# HELP Sirius Stiletto 2 Install HELP



## jcardinale (Jan 26, 2008)

Hello everyone need some help, have a Sirius stiletto 2 with subscrpition and want to intergrate it into my e39 so I can use my radio buttons. It looks so sloppy just loose and its always in eth way. What do I need? Can anyone help?


----------



## SRFast (Sep 3, 2003)

jcardinale said:


> Hello everyone need some help, have a Sirius stiletto 2 with subscrpition and want to intergrate it into my e39 so I can use my radio buttons. It looks so sloppy just loose and its always in eth way. What do I need? Can anyone help?

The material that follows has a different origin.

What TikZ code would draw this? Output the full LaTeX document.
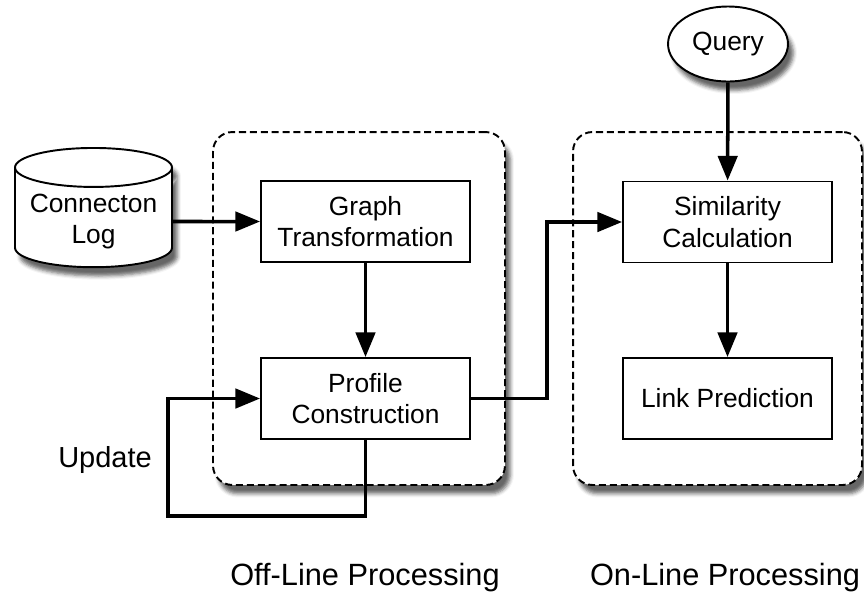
\documentclass[tikz,border=0pt]{standalone}
\usepackage{fontspec}
\setmainfont{Liberation Sans}
\usetikzlibrary{shapes.geometric, arrows.meta, calc, shadows.blur}
\tikzset{
  procbox/.style={draw, line width=1.1pt, fill=white, minimum width=4.18cm,
    minimum height=1.62cm, align=center, font=\fontsize{15}{18}\selectfont},
  groupbox/.style={draw, dash pattern=on 4pt off 2.2pt, line width=1.1pt,
    rounded corners=11pt, fill=white,
    blur shadow={shadow xshift=3pt, shadow yshift=-5pt, shadow opacity=60}},
  arr/.style={line width=2pt, -{Triangle[length=14pt,width=11pt]}},
  caption/.style={font=\fontsize{17.5}{21}\selectfont}
}

\begin{document}
\begin{tikzpicture}[x=0.02cm, y=-0.02cm]
    \useasboundingbox (0,0) rectangle (864,596);
    \node[groupbox, minimum width=5.84cm, minimum height=7.06cm] (offline) at (359,308.5) {};
    \node[groupbox, minimum width=5.78cm, minimum height=7.06cm] (online) at (717.5,308.5) {};
    \node[cylinder, shape border rotate=90, draw, line width=1.1pt, fill=white, aspect=0.28,
      minimum width=3.14cm, minimum height=1.94cm, align=center,
      font=\fontsize{15}{18}\selectfont,
      blur shadow={shadow xshift=3pt, shadow yshift=-5pt, shadow opacity=60}]
      (log) at (93.5,221.5) {Connecton\\Log};
    \node[ellipse, draw, line width=1.1pt, fill=white, minimum width=2.4cm, minimum height=1.5cm,
      font=\fontsize{15}{18}\selectfont,
      blur shadow={shadow xshift=3pt, shadow yshift=-5pt, shadow opacity=60}]
      (query) at (728,44) {Query};
    \node[procbox] (graph) at (365.5,221.5) {Graph\\Transformation};
    \node[procbox] (profile) at (365.5,398.5) {Profile\\Construction};
    \node[procbox] (simil) at (727.5,222) {Similarity\\Calculation};
    \node[procbox] (predict) at (727.5,398.5) {Link Prediction};
    \node[font=\fontsize{16.5}{20}\selectfont] (update) at (105,460) {Update};
    \node[caption] (offcap) at (365,578) {Off-Line Processing};
    \node[caption] (oncap) at (725,578) {On-Line Processing};
    \coordinate (jog) at (547,222);
    \coordinate (loop) at (168,516);
    \draw[arr] (log.east) -- (graph.west);
    \draw[arr] (graph) -- (profile);
    \draw[arr] (query) -- (simil);
    \draw[arr] (simil) -- (predict);
    \draw[arr] (profile.east) -| (jog) -- (simil.west);
    \draw[arr] (profile.south) |- (loop) |- (profile.west);
  \end{tikzpicture}
\end{document}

Sorry, there is no way you can integrate the S2 into your E39 audio system. The best you can do is to use an aux input jack for the audio connection. Depending on your E39's built date, you can either use the BMW aux input jack adapter or and aftermarket adapter. Neither solution will give you the ability to control any Stiletto (10, 100 or 2) using the steering wheel buttons. I have the BMW OEM Sirius receiver in my 530i, but connect my S-100 using aux input when I want to hear recorded Sirius content,

Hope this helps...JL


----------



## jcardinale (Jan 26, 2008)

*help*

does help a bit, donest really matter that the steering wheel buttons work but control on the naviagtion screen would be very very nice. anyways thats possible?


----------



## jcardinale (Jan 26, 2008)

2000 bmw e39
if that matters?


----------



## SRFast (Sep 3, 2003)

jcardinale said:


> does help a bit, donest really matter that the steering wheel buttons work but control on the naviagtion screen would be very very nice. anyways thats possible?


Sorry, No


----------